Notre Dame, for example, has struggled with quick guards and shot-creators recently; they fare batter against traditional offenses, against teams that don't push in transition (and against poor opponents. Did you see their non-conference schedule?).
DePaul , on the other hand, loves to play in transition.
The Blue Demons want to press and trap up the floor and get out and run. Last year, D`Angelo Harrison had to call a time out just to catch his breath in the wild game in Chicago - their pace will get to a team. Their pace (76.7 possessions in Big East play, the highest in-conference pace in the nation) will make a team take uncharacteristic shots, lulling opponents into an unstructured YMCA quality run.
And with that pace, guard Brandon Young (12 shots/ game) and Cleveland Melvin (14 shots/ game) will get shots at or near the bucket. Most of the Demons' makes are off of the dribble; their penetration in transition and in the half court has to be slowed.
St. John's also loves to play in transition.
The game plays to some of the Johnnies' strengths - speed and athleticism. Players like Amir Garrett and Sir`Dominic Pointer will get into space to throw down some nasty jams. But pace plays to some of the Johnnies' worst tendencies - quick shots early in the shot clock, over aggressiveness, losing long rebounds, wild passes from Jamal Branch.

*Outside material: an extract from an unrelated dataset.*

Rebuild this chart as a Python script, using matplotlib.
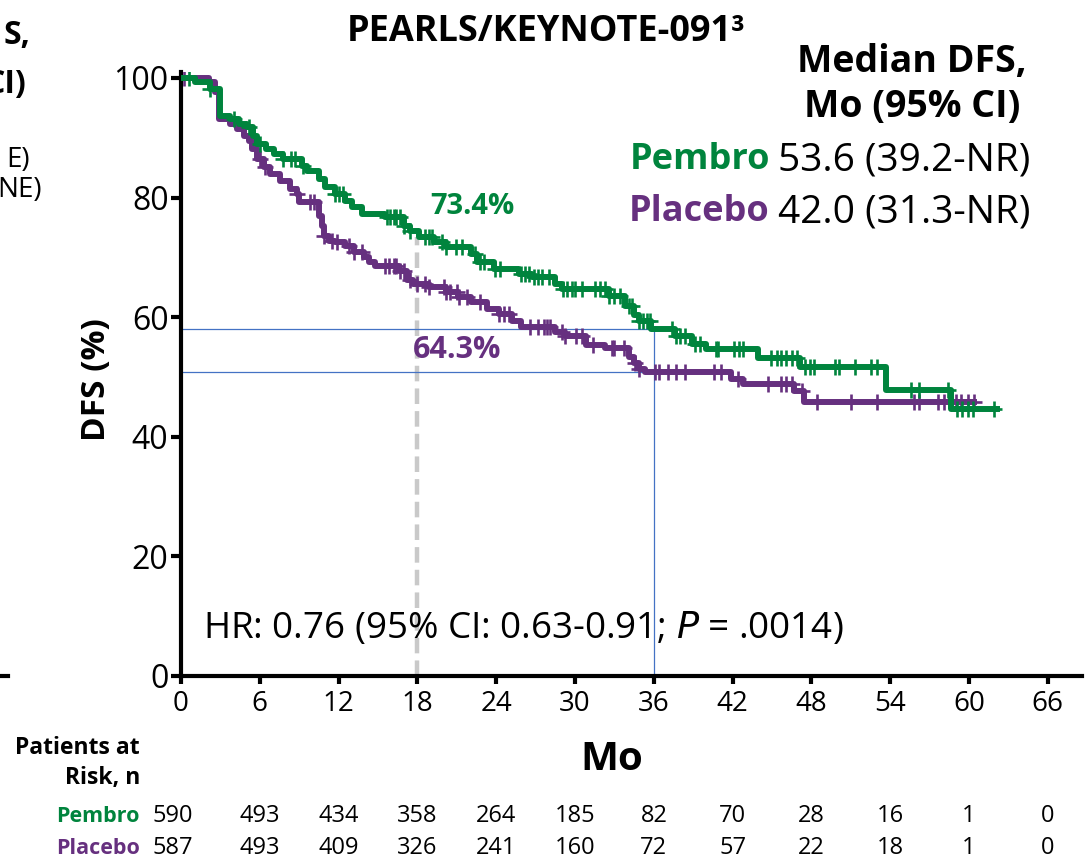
import numpy as np
import matplotlib
matplotlib.use("Agg")
import matplotlib.pyplot as plt

plt.rcParams['font.family'] = ['Open Sans', 'DejaVu Sans']

GREEN = "#00843D"
PURPLE = "#66307F"
BLUE = "#4472C4"

# ---- data ----
pembro_t = [0, 1.1, 2.2, 3.0, 3.7, 4.4, 5.0, 5.5, 5.8, 6.5, 7.1, 7.8, 9.2, 9.6, 10.5, 11.0, 11.7, 12.5, 13.0, 13.8,
            15.5, 17.0, 17.4, 18.1, 19.3, 20.2, 22.1, 22.5, 23.8, 25.7, 26.7, 28.5, 29.0, 32.6, 33.8, 34.5, 34.9, 35.8,
            37.6, 38.9, 40.0, 43.9, 47.1, 53.7, 58.6, 62.1]
pembro_s = [100, 99.3, 98.2, 93.6, 93.1, 92.3, 91.8, 90.3, 89.0, 88.1, 87.3, 86.4, 85.3, 84.4, 83.1, 81.7, 80.6, 79.4,
            78.4, 77.2, 76.7, 75.2, 74.4, 73.4, 72.5, 71.7, 70.5, 69.3, 68.0, 67.2, 66.7, 65.5, 64.7, 63.5, 61.8, 60.4,
            59.3, 58.0, 56.8, 55.6, 54.6, 53.1, 51.6, 47.9, 44.6, 44.6]
placebo_t = [0, 2.1, 2.6, 2.9, 3.7, 4.3, 4.8, 5.2, 5.4, 5.8, 6.3, 6.8, 7.5, 8.3, 8.8, 9.0, 10.5, 10.7, 10.9, 11.3,
             11.7, 12.5, 13.2, 13.9, 14.3, 14.8, 16.6, 17.2, 17.7, 18.9, 20.2, 21.1, 22.1, 23.3, 24.2, 25.2, 25.9,
             28.5, 29.2, 30.8, 32.3, 34.1, 34.5, 34.9, 35.3, 41.9, 42.8, 46.7, 47.4, 60.4]
placebo_s = [100, 99.3, 97.6, 93.1, 92.3, 91.5, 90.3, 89.4, 88.1, 86.4, 85.1, 83.9, 82.7, 81.4, 80.6, 79.2, 76.9,
             75.2, 73.5, 72.7, 72.5, 71.9, 70.9, 70.0, 69.2, 68.5, 67.7, 66.3, 65.5, 65.0, 64.2, 63.3, 62.5, 61.3,
             60.5, 59.3, 58.3, 57.6, 56.8, 55.4, 54.9, 53.4, 52.4, 51.3, 50.8, 49.7, 48.9, 47.7, 45.9, 45.9]

pembro_cens = [0.6, 2.2, 4.0, 5.2, 6.0, 7.8, 8.4, 8.7, 9.3, 11.7, 12.0, 12.3, 15.7, 15.9, 16.2, 16.4, 16.7, 17.0,
               17.4, 18.6, 18.9, 19.1, 19.9, 20.2, 20.9, 21.4, 22.4, 22.8, 23.1, 23.9, 24.3, 25.9, 26.2, 26.5, 26.9,
               27.2, 27.5, 28.0, 29.1, 29.4, 29.8, 30.0, 30.5, 31.5, 31.9, 32.3, 32.6, 33.0, 33.4, 34.1, 34.3, 34.9,
               35.2, 35.5, 35.7, 37.4, 37.7, 38.0, 38.4, 39.1, 39.5, 40.7, 40.9, 42.1, 42.5, 42.8, 44.9, 45.4, 45.7,
               46.1, 46.5, 46.9, 47.5, 47.9, 48.2, 49.8, 50.1, 51.3, 52.5, 53.0, 55.6, 56.2, 58.4, 59.1, 59.5, 59.9,
               60.3, 61.9]
placebo_cens = [0.2, 6.0, 6.4, 8.8, 9.8, 10.1, 10.9, 11.5, 11.9, 12.8, 13.2, 13.8, 15.5, 15.8, 16.2, 16.4, 16.7,
                17.0, 17.4, 18.0, 18.6, 18.9, 20.0, 20.2, 20.5, 21.0, 21.2, 21.8, 22.8, 24.2, 24.6, 25.0, 26.6, 27.2,
                27.6, 27.9, 28.1, 29.0, 29.2, 30.1, 30.5, 31.4, 32.8, 33.0, 33.7, 34.6, 34.9, 36.1, 36.4, 37.1, 37.7,
                38.4, 40.6, 41.1, 42.4, 44.7, 45.7, 46.1, 46.5, 47.3, 48.4, 51.0, 53.0, 55.8, 56.2, 57.6, 58.1, 59.0,
                59.4, 59.9, 60.4]

x_ticks = [0, 6, 12, 18, 24, 30, 36, 42, 48, 54, 60, 66]
y_ticks = [0, 20, 40, 60, 80, 100]
risk_pembro = [590, 493, 434, 358, 264, 185, 82, 70, 28, 16, 1, 0]
risk_placebo = [587, 493, 409, 326, 241, 160, 72, 57, 22, 18, 1, 0]

landmark_month = 18
pembro_landmark = 73.4
median_month = 36
pembro_at_36 = 58.1
placebo_at_36 = 50.9


def step_at(times, surv, t):
    times = np.asarray(times)
    idx = np.searchsorted(times, t, side='right') - 1
    return np.asarray(surv)[np.clip(idx, 0, len(surv) - 1)]


W, H = 1089, 861
fig = plt.figure(figsize=(W / 100, H / 100), dpi=100)


def fx(px):
    return px / W


def fy(py):
    return 1 - py / H


ax = fig.add_axes([fx(181), fy(676), fx(1082) - fx(181), fy(72) - fy(676)])
ax.set_xlim(0, 68.6)
ax.set_ylim(0, 101)

# reference lines
ax.plot([landmark_month, landmark_month], [0, pembro_landmark], color="#C9C9C9", lw=3.2,
        dashes=(3.5, 1.6), zorder=1)
ax.plot([0, median_month], [pembro_at_36, pembro_at_36], color=BLUE, lw=0.9, zorder=1)
ax.plot([0, median_month], [placebo_at_36, placebo_at_36], color=BLUE, lw=0.9, zorder=1)
ax.plot([median_month, median_month], [0, pembro_at_36], color=BLUE, lw=0.9, zorder=1)

# curves
ax.plot(placebo_t, placebo_s, drawstyle='steps-post', color=PURPLE, lw=4.3, zorder=3)
ax.plot(placebo_cens, step_at(placebo_t, placebo_s, placebo_cens), ls='none', marker='+',
        ms=12, mew=1.9, color=PURPLE, zorder=3)
ax.plot(pembro_t, pembro_s, drawstyle='steps-post', color=GREEN, lw=4.3, zorder=4)
ax.plot(pembro_cens, step_at(pembro_t, pembro_s, pembro_cens), ls='none', marker='+',
        ms=12, mew=1.9, color=GREEN, zorder=4)

# axes style
for s in ['top', 'right']:
    ax.spines[s].set_visible(False)
for s in ['left', 'bottom']:
    ax.spines[s].set_linewidth(3)
ax.set_xticks(x_ticks)
ax.set_yticks(y_ticks)
ax.tick_params(axis='both', direction='out', width=3, length=7, labelsize=23, pad=2)
ax.tick_params(axis='x', length=6, labelsize=20, pad=4)

# texts
fig.text(fx(546), fy(32), "PEARLS/KEYNOTE-091³", ha='center', va='center', fontsize=26, fontweight='bold')
fig.text(fx(912), fy(62), "Median DFS,", ha='center', va='center', fontsize=27, fontweight='bold')
fig.text(fx(912), fy(107), "Mo (95% CI)", ha='center', va='center', fontsize=27, fontweight='bold')
fig.text(fx(770), fy(160), "Pembro", ha='right', va='center', fontsize=26, fontweight='bold', color=GREEN)
fig.text(fx(778), fy(160), "53.6 (39.2-NR)", ha='left', va='center', fontsize=28)
fig.text(fx(770), fy(212), "Placebo", ha='right', va='center', fontsize=26, fontweight='bold', color=PURPLE)
fig.text(fx(778), fy(212), "42.0 (31.3-NR)", ha='left', va='center', fontsize=28)

fig.text(fx(430), fy(206), "73.4%", ha='left', va='center', fontsize=21, fontweight='bold', color=GREEN)
fig.text(fx(413), fy(350), "64.3%", ha='left', va='center', fontsize=22, fontweight='bold', color=PURPLE)
fig.text(fx(203), fy(628), "HR: 0.76 (95% CI: 0.63-0.91; $\\it{P}$ = .0014)", ha='left', va='center',
         fontsize=26.5)

fig.text(fx(96), fy(380), "DFS (%)", ha='center', va='center', fontsize=24, fontweight='bold', rotation=90)
fig.text(fx(612), fy(760), "Mo", ha='center', va='center', fontsize=29, fontweight='bold')

# cut-off text from neighbouring panel (clipped at the left edge, as in the source)
fig.text(fx(30), fy(36), "S,", ha='right', va='center', fontsize=23, fontweight='bold')
fig.text(fx(26), fy(85), "CI)", ha='right', va='center', fontsize=23, fontweight='bold')
fig.text(fx(30), fy(160), "E)", ha='right', va='center', fontsize=20)
fig.text(fx(42), fy(190), "NE)", ha='right', va='center', fontsize=20)
fig.add_artist(plt.Line2D([0, fx(8)], [fy(676), fy(676)], color='black', lw=3))

# risk table
fig.text(fx(140), fy(748), "Patients at", ha='right', va='center', fontsize=16.5, fontweight='bold')
fig.text(fx(140), fy(778), "Risk, n", ha='right', va='center', fontsize=16.5, fontweight='bold')
fig.text(fx(140), fy(816), "Pembro", ha='right', va='center', fontsize=15.5, fontweight='bold', color=GREEN)
fig.text(fx(140), fy(848), "Placebo", ha='right', va='center', fontsize=15.5, fontweight='bold', color=PURPLE)
trans = matplotlib.transforms.blended_transform_factory(ax.transData, fig.transFigure)
for i, (m, a, b) in enumerate(zip(x_ticks, risk_pembro, risk_placebo)):
    off = -0.6 if i == 0 else 0
    ax.text(m + off, fy(816), str(a), transform=trans, ha='center', va='center', fontsize=17)
    ax.text(m + off, fy(848), str(b), transform=trans, ha='center', va='center', fontsize=17)

fig.savefig("out.png", dpi=100)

Generally, DePaul has been a storm of imperfection - fouling a lot while not getting to the line, not rebounding either end, and dependent on the turnover. St. John's needs to take advantage of those imperfections and outscore the Demons.
If they can take advantage - if JaKarr can avoid hurrying his shots in the melee that is a DePaul game, if D`Angelo Harrison and others can draw fouls instead of shooting jumpers, if the team can win long rebounds from the likes of 5'11 guard Worrell Clahar, the second-best per-possession defensive rebounder on DePaul - it will be a sign of growth and maturity for Steve Lavin's club.

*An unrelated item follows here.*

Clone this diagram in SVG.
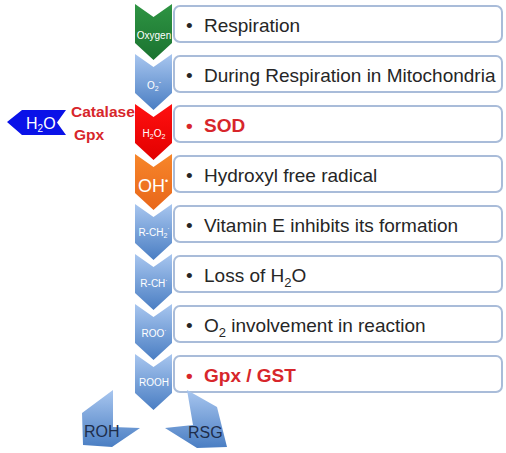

DePaul's struggles, as always, come from the delicate balance between exciting pace and the fundamentals of defensive basketball - getting back on defense and clearing opponents' misses. Generally, DePaul has been a storm of imperfection - fouling a lot while not getting to the line, not rebounding either end, and dependent on the turnover. The Blue Demons need to be made to pay for their mistakes.
A win is not a given against a hungry and fast-paced DePaul squad; St. John's has to exercise a little more control than they did last season to win the way they should on the road.

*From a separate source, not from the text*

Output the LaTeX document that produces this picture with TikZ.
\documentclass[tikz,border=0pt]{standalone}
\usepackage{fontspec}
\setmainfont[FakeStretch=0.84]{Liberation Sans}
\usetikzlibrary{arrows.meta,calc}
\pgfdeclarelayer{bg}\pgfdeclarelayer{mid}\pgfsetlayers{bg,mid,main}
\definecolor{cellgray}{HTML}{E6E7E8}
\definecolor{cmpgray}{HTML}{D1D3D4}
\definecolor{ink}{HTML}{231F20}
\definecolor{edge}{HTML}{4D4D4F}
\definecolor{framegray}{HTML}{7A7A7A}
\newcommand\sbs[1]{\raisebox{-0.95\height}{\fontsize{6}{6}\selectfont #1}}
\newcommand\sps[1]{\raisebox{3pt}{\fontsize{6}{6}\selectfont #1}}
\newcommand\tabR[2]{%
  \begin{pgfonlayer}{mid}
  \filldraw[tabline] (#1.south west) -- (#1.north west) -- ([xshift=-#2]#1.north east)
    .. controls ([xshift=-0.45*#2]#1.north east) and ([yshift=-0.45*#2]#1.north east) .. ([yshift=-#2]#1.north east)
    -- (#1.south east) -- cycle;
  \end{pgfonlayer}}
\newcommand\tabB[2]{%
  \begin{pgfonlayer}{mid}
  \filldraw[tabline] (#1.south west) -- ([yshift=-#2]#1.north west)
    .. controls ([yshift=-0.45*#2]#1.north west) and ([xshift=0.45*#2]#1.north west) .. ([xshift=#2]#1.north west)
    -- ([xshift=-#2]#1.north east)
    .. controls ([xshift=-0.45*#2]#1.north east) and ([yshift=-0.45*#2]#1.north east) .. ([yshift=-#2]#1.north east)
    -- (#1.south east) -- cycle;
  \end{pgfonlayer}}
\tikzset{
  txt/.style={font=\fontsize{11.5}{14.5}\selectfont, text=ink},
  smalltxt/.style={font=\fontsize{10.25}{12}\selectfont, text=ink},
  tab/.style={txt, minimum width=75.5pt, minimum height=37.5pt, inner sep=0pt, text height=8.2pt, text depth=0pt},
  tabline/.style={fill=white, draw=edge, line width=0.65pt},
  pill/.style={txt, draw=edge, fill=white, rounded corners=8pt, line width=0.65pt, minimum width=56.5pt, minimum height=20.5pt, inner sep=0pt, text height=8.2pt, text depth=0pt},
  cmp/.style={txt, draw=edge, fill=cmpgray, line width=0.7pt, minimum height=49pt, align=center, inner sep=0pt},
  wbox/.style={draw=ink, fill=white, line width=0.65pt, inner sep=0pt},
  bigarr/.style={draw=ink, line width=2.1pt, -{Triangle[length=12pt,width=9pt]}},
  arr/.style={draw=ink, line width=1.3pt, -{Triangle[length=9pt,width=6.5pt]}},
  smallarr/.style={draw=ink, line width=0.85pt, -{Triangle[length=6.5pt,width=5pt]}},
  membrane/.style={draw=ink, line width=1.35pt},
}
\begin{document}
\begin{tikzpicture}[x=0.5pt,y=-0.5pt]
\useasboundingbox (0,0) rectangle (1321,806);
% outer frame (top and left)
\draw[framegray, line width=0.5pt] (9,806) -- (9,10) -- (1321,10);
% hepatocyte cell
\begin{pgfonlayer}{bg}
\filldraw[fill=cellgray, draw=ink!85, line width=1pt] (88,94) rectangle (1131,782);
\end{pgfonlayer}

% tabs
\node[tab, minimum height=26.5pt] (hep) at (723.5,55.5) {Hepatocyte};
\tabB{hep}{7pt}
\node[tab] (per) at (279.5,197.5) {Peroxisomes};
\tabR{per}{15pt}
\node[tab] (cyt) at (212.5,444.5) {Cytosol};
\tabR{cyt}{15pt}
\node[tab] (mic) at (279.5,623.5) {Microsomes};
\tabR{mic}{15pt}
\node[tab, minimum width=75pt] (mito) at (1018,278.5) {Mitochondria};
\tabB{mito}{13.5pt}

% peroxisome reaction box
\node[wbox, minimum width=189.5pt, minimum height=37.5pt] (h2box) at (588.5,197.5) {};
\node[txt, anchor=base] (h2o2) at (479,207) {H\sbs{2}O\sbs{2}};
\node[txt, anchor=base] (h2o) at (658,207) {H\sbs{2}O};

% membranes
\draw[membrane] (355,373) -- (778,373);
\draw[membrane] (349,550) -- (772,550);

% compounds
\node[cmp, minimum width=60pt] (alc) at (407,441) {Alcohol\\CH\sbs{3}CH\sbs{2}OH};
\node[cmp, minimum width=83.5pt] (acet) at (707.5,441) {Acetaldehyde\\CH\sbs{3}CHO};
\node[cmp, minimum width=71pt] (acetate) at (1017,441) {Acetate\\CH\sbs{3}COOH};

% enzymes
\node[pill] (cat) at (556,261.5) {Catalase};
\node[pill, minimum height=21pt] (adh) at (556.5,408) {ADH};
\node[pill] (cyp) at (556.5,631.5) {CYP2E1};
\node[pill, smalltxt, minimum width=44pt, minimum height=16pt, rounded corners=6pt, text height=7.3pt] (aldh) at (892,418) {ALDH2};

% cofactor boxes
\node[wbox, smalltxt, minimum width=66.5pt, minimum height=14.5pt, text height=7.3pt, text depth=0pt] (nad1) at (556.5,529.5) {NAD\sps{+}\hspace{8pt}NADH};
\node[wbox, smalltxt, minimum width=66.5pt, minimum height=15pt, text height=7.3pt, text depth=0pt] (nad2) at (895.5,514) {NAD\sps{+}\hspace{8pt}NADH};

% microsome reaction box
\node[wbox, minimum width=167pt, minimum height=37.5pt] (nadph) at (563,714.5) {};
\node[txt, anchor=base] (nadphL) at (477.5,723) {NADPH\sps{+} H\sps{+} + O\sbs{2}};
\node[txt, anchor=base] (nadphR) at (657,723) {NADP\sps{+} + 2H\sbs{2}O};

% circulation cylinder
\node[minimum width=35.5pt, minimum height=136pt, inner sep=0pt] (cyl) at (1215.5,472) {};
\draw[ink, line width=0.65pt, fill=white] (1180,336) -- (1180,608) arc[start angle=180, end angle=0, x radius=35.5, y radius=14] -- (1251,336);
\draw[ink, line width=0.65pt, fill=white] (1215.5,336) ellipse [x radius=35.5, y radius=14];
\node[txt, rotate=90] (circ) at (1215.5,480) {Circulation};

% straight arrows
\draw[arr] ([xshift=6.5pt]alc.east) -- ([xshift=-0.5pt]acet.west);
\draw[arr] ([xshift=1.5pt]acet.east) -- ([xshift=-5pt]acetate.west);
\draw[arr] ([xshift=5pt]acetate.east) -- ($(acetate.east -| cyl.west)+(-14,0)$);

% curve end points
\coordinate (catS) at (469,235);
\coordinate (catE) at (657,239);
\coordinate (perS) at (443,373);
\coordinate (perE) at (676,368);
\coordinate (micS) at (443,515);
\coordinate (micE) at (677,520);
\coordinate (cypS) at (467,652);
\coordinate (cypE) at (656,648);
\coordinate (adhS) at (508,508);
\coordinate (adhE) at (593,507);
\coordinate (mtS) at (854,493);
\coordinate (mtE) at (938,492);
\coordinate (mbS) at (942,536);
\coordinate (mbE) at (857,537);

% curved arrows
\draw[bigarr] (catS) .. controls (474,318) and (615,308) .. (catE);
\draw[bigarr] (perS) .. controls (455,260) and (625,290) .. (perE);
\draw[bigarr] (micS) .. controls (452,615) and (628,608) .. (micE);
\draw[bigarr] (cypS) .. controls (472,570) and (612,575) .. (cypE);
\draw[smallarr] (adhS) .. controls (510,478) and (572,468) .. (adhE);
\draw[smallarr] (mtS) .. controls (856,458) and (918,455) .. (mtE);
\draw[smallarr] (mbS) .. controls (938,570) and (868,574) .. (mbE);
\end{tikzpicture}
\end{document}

The Red Storm haven't seen many forwards as fast-moving and active as Cleveland Melvin this season. He's averaging 17.7 points per game and 7.6 rebounds per contest. The Blue Demons can be explosive, especially when they can supplement their transition game with steals and three-pointers from the corners of the arc.
Keys to the Game aka the Chicago Way
Monsters of the Speedway
The city of big shoulders
Now that Christian Jones is back in the lineup following a pair of personal tragedies recounted by the NY Post and NY Daily News, he adds to Chris Obekpa's recent surge to create a frontcourt designed to take advantage of DePaul. They can run with Melvin and Donnavan Kirk, they can finish in transition, and they can get rebounds on the glass. Their quickness and awareness will need to be top-notch, but both can make plays.
The Chicago school of ball pressure/ protection
Bumper to bumper traffic
Chris Obekpa has been a consistent defensive factor inside; he'll need to maintain his defense while the perimeter players work to contain the shooting of Jamee Crockett and Moses Morgan, a pair of players who can get hot from outside.
Prediction: St. John's may not be favored in tomorrow's game. They may be. But with Jamal Branch in the fold along with Phil Greene, there should be more than enough ballhandling and playmaking to win the game. The question is - are the Johnnies crisp and cohesive enough to win the winnable? Prediction, St. John's 73-65.